There were a couple of Song Sparrows around, and a lot of Mourning Doves. A Carolina Wren popped out of a pile of logs. The recent rains had made a pool between the heaps of compost, and a pair of Mallards swam contentedly in it. Mallards will go to some lengths for a little peace and quiet. No warblers.
I heard a medley of sparrow songs--White Throated, Junco, Song, Fox, one right after another--and scanned the trees until I spotted the Mockingbird. He flew off, but a few minutes later he was back, on top of a low fence, standing guard over his mate foraging around the base of a tree. They called to each other softly, a sort of sputtering cluck.
Mockingbird, poised for action
I was standing on ground a bit below the tree, so I got some close-up photos at nearly eye level before I withdrew and left them to their business, wishing them the best of luck.
Last year, in the late winter and early spring. I walked up Cedar Hill almost every day on my way to work. There were a pair of Mockingbirds; I saw them both as late as Friday March 15. On Monday March 18, I saw one. He was being harassed by Blue Jays in a line of Cedars on the hill, and I watched as he chased them off and remained, sentry-alert on a treetop.

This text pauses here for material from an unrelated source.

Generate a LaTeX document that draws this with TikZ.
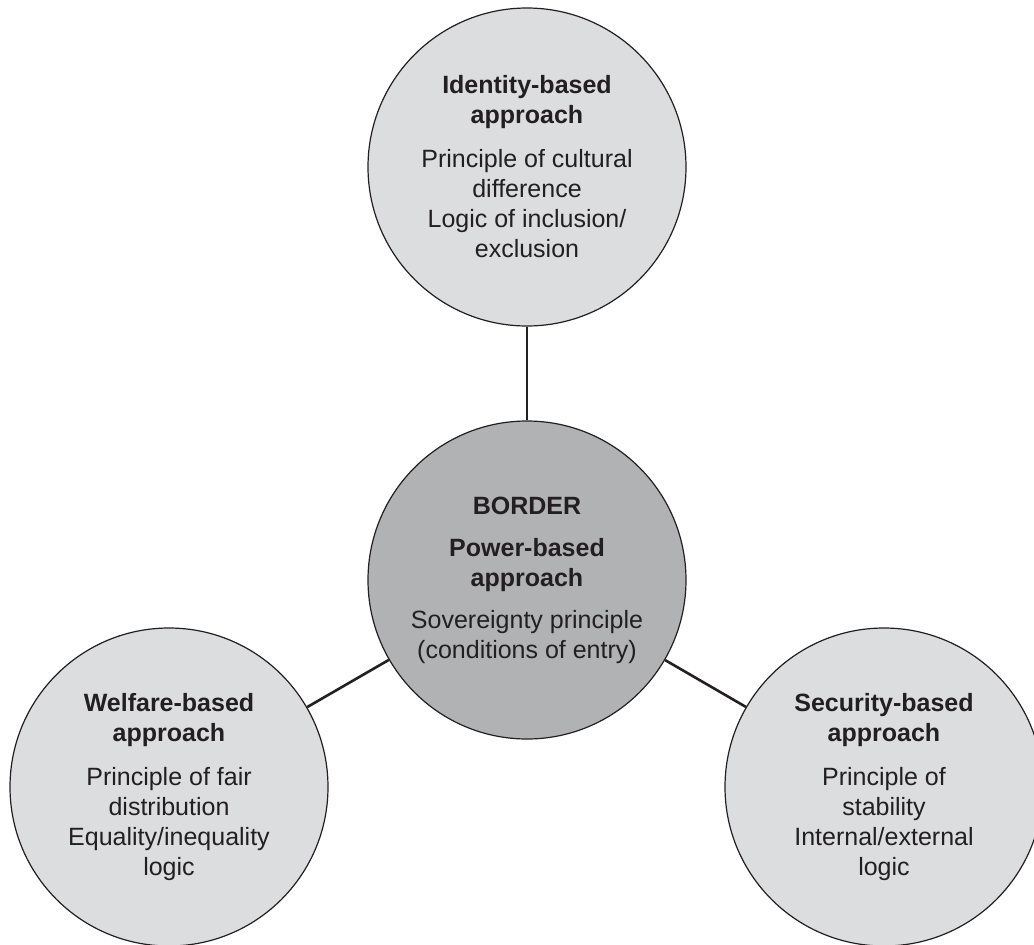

I surmised that the Mockingbirds had nested somewhere in those trees.
Every morning for the next three weeks, I watched the Mockingbird chase two or three, or four Blue Jays the hell away from his trees. The jays would fly in to rob the nest and--a flurry of wings, a blur of birds chasing each other through the vegetation, and finally--a Mockingbird surveying the scene from a high branch.
I can only imagine that this must have gone on all day, every day.
On April 8, I saw a very annoyed-looking Blue Jay poking around those cedars. No sign of any Mockingbirds. Mockingbirds take about 23 to 25 days from egg-laying to fledging, after which the young birds are fully independent. If the eggs were laid on March 16th, there was just enough time to get the family airborne. I think they made it.
I have great respect for Mockingbirds.